Measures of dispersion for discrete data Revision Notes for Edexcel GCSE Statistics

Measures of dispersion for discrete data

What are measures of dispersion?

Measures of dispersion help us understand how spread out our data values are. Unlike measures of central tendency (like the mean or median) that tell us about the "typical" value, dispersion measures tell us how much the data values vary from each other.

The two main measures of dispersion for discrete data are:

Range - shows the total spread of the data
Interquartile range (IQR) - shows the spread of the middle 50% of the data

infoNote

While both measures tell us about spread, they focus on different aspects of the data distribution. Understanding when to use each one is crucial for proper data analysis.

Understanding quartiles

Before we can calculate the interquartile range, we need to understand quartiles. Think of quartiles as values that split your data set into four equal groups, just like how quarters split something into four parts.

The three quartiles are:

Q₁ (Lower quartile) - 25% of values lie below this point
Q₂ (Median) - 50% of values lie below this point
Q₃ (Upper quartile) - 75% of values lie below this point

Finding quartile positions

When your data is arranged in ascending order, you can find the positions using these formulas:

$Q_1 \text{ position} = \frac{n + 1}{4}$

$Q_3 \text{ position} = \frac{3(n + 1)}{4}$

Where $n$ = the total number of data values.

chatImportant

These formulas only work when your data is arranged in ascending order first. Never attempt to find quartiles from unsorted data.

Calculating the range

The range is the simplest measure of dispersion to calculate:

$\text{Range} = \text{Largest value} - \text{Smallest value}$

This gives you the total spread of your data, but it can be affected by extreme values (outliers).

infoNote

The range gives you a quick sense of the total spread, but be aware that a single outlier can make the range much larger than it would be otherwise, potentially giving a misleading impression of how spread out most of your data actually is.

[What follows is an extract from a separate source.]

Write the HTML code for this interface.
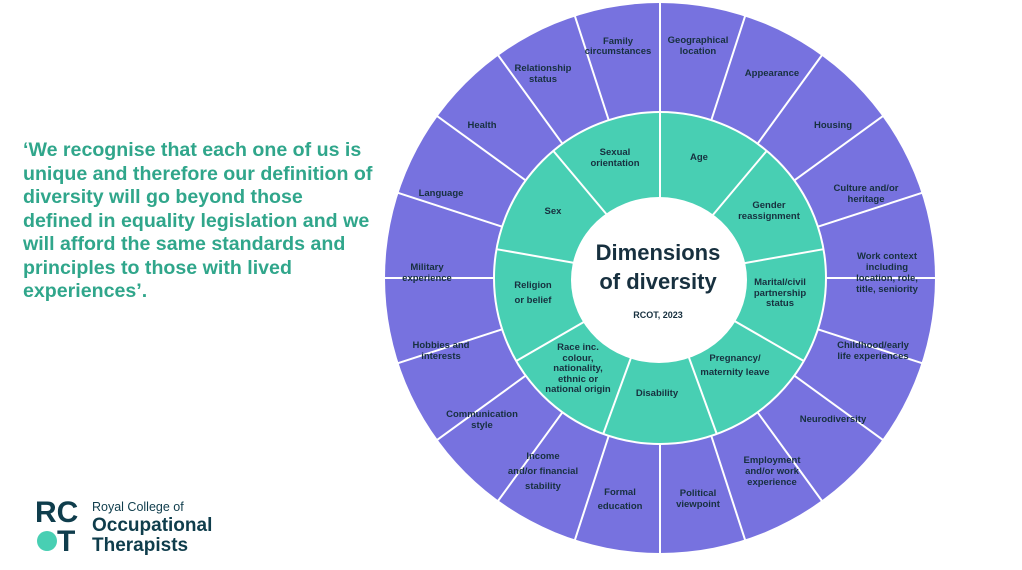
<!DOCTYPE html>
<html><head><meta charset="utf-8"><style>
html,body{margin:0;padding:0;background:#fff;width:1022px;height:570px;overflow:hidden;font-family:"Liberation Sans",Arial,sans-serif}
.q{position:absolute;left:23px;top:139px;font-size:19.6px;font-weight:bold;line-height:23.5px;color:#30a68b;white-space:pre}
svg{position:absolute;left:0;top:0}
.l{font-size:9.5px;font-weight:bold;fill:#17303f;text-anchor:middle}
</style></head><body>
<div class="q">‘We recognise that each one of us is
unique and therefore our definition of
diversity will go beyond those
defined in equality legislation and we
will afford the same standards and
principles to those with lived
experiences’.</div>
<svg width="1022" height="570" viewBox="0 0 1022 570">
<circle cx="660" cy="278" r="275" fill="#7772df"/>
<circle cx="660" cy="278" r="166" fill="#48cfb3" stroke="#fff" stroke-width="2"/>
<g transform="translate(660,278)" stroke="#fff" stroke-width="2">
<g id="o"><line x1="0" y1="-166" x2="0" y2="-280"/></g>
<use href="#o" transform="rotate(18)"/><use href="#o" transform="rotate(36)"/><use href="#o" transform="rotate(54)"/><use href="#o" transform="rotate(72)"/><use href="#o" transform="rotate(90)"/><use href="#o" transform="rotate(108)"/><use href="#o" transform="rotate(126)"/><use href="#o" transform="rotate(144)"/><use href="#o" transform="rotate(162)"/><use href="#o" transform="rotate(180)"/><use href="#o" transform="rotate(198)"/><use href="#o" transform="rotate(216)"/><use href="#o" transform="rotate(234)"/><use href="#o" transform="rotate(252)"/><use href="#o" transform="rotate(270)"/><use href="#o" transform="rotate(288)"/><use href="#o" transform="rotate(306)"/><use href="#o" transform="rotate(324)"/><use href="#o" transform="rotate(342)"/>
<g id="i"><line x1="0" y1="-60" x2="0" y2="-166"/></g>
<use href="#i" transform="rotate(40)"/><use href="#i" transform="rotate(80)"/><use href="#i" transform="rotate(120)"/><use href="#i" transform="rotate(160)"/><use href="#i" transform="rotate(200)"/><use href="#i" transform="rotate(240)"/><use href="#i" transform="rotate(280)"/><use href="#i" transform="rotate(320)"/>
</g>
<ellipse cx="659" cy="280" rx="88" ry="83" fill="#fff"/>
<text x="658" y="260" font-size="22" font-weight="bold" fill="#17303f" text-anchor="middle">Dimensions</text>
<text x="658" y="289" font-size="22" font-weight="bold" fill="#17303f" text-anchor="middle">of diversity</text>
<text x="658" y="318" font-size="9" font-weight="bold" fill="#17303f" text-anchor="middle">RCOT, 2023</text>
<g class="l">
<text class="l" x="698" y="43">Geographical</text><text class="l" x="698" y="54">location</text>
<text class="l" x="772" y="76">Appearance</text>
<text class="l" x="833" y="128">Housing</text>
<text class="l" x="866" y="191">Culture and/or</text><text class="l" x="866" y="202">heritage</text>
<text class="l" x="887" y="259">Work context</text><text class="l" x="887" y="270">including</text><text class="l" x="887" y="281">location, role,</text><text class="l" x="887" y="292">title, seniority</text>
<text class="l" x="873" y="348">Childhood/early</text><text class="l" x="873" y="359">life experiences</text>
<text class="l" x="833" y="422">Neurodiversity</text>
<text class="l" x="772" y="463">Employment</text><text class="l" x="772" y="474">and/or work</text><text class="l" x="772" y="485">experience</text>
<text class="l" x="698" y="496">Political</text><text class="l" x="698" y="507">viewpoint</text>
<text class="l" x="620" y="495">Formal</text><text class="l" x="620" y="509">education</text>
<text class="l" x="543" y="459">Income</text><text class="l" x="543" y="474">and/or financial</text><text class="l" x="543" y="489">stability</text>
<text class="l" x="482" y="417">Communication</text><text class="l" x="482" y="428">style</text>
<text class="l" x="441" y="348">Hobbies and</text><text class="l" x="441" y="359">interests</text>
<text class="l" x="427" y="270">Military</text><text class="l" x="427" y="281">experience</text>
<text class="l" x="441" y="196">Language</text>
<text class="l" x="482" y="128">Health</text>
<text class="l" x="543" y="71">Relationship</text><text class="l" x="543" y="82">status</text>
<text class="l" x="618" y="44">Family</text><text class="l" x="618" y="54">circumstances</text>
<text class="l" x="615" y="155">Sexual</text><text class="l" x="615" y="166">orientation</text>
<text class="l" x="699" y="160">Age</text>
<text class="l" x="769" y="208">Gender</text><text class="l" x="769" y="219">reassignment</text>
<text class="l" x="780" y="285">Marital/civil</text><text class="l" x="780" y="296">partnership</text><text class="l" x="780" y="306">status</text>
<text class="l" x="735" y="361">Pregnancy/</text><text class="l" x="735" y="375">maternity leave</text>
<text class="l" x="657" y="396">Disability</text>
<text class="l" x="578" y="350">Race inc.</text><text class="l" x="578" y="361">colour,</text><text class="l" x="578" y="371">nationality,</text><text class="l" x="578" y="382">ethnic or</text><text class="l" x="578" y="392">national origin</text>
<text class="l" x="533" y="288">Religion</text><text class="l" x="533" y="303">or belief</text>
<text class="l" x="553" y="214">Sex</text>
</g>
<text x="35" y="522" font-size="30" font-weight="bold" fill="#0f3d4c">RC</text>
<circle cx="47" cy="541" r="10" fill="#48cfb3"/>
<text x="57" y="551" font-size="30" font-weight="bold" fill="#0f3d4c">T</text>
<text x="92" y="511" font-size="12.5" fill="#0f3d4c">Royal College of</text>
<text x="92" y="531" font-size="19" font-weight="bold" fill="#0f3d4c">Occupational</text>
<text x="92" y="551" font-size="19" font-weight="bold" fill="#0f3d4c">Therapists</text>
</svg>
</body></html>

Calculating the interquartile range (IQR)

The interquartile range focuses on the middle 50% of your data, making it less affected by outliers:

$\text{IQR} = Q_3 - Q_1$

This tells you how spread out the central portion of your data is.

lightbulbExample

Worked Example: Finding Quartiles from Raw Data

Let's work through Kim's netball goals data: 13, 10, 4, 10, 7, 12, 11, 14, 14, 8, 6, 9

Step 1: Arrange the data in ascending order 4, 6, 7, 8, 9, 10, 10, 11, 12, 13, 14, 14

Step 2: Count the number of values $n = 12$ values

Step 3: Find Q₁ position $Q_1 \text{ position} = \frac{12 + 1}{4} = \frac{13}{4} = 3.25$

This means Q₁ is 1/4 of the way between the 3rd and 4th values.

3rd value = 7
4th value = 8
$Q_1 = 7.25$

Step 4: Find Q₃ position $Q_3 \text{ position} = \frac{3(12 + 1)}{4} = \frac{39}{4} = 9.75$

This means Q₃ is 3/4 of the way between the 9th and 10th values.

9th value = 12
10th value = 13
$Q_3 = 12.75$

Step 5: Calculate the IQR $\text{IQR} = Q_3 - Q_1 = 12.75 - 7.25 = 5.5$

Using cumulative frequency tables

When working with frequency tables, you must use cumulative frequency to find quartiles. This is because you need to know how many values come before each data point.

chatImportant

Never use the ordinary frequency column when finding quartiles from frequency tables. You must always work with cumulative frequency to determine the correct positions in your ordered data set.

Example with cumulative frequency

For a data set with 53 total values:

$Q_1 \text{ position} = \frac{53 + 1}{4} = 13.5\text{th value}$
$Q_3 \text{ position} = \frac{3(53 + 1)}{4} = 40.5\text{th value}$

Look at your cumulative frequency column to find which data values correspond to these positions.

Key exam tips

chatImportant

Essential Exam Strategies:

Always arrange data in ascending order first - this is essential for finding quartiles correctly.
When the position isn't a whole number, you need to interpolate (find a value between two data points).
Use cumulative frequency for frequency tables - never use the ordinary frequency column when finding quartiles.
Check your working - $Q_1$ should be smaller than $Q_3$ , and both should be reasonable values within your data range.
Show all steps clearly - examiners want to see your method, even if you make a small calculation error.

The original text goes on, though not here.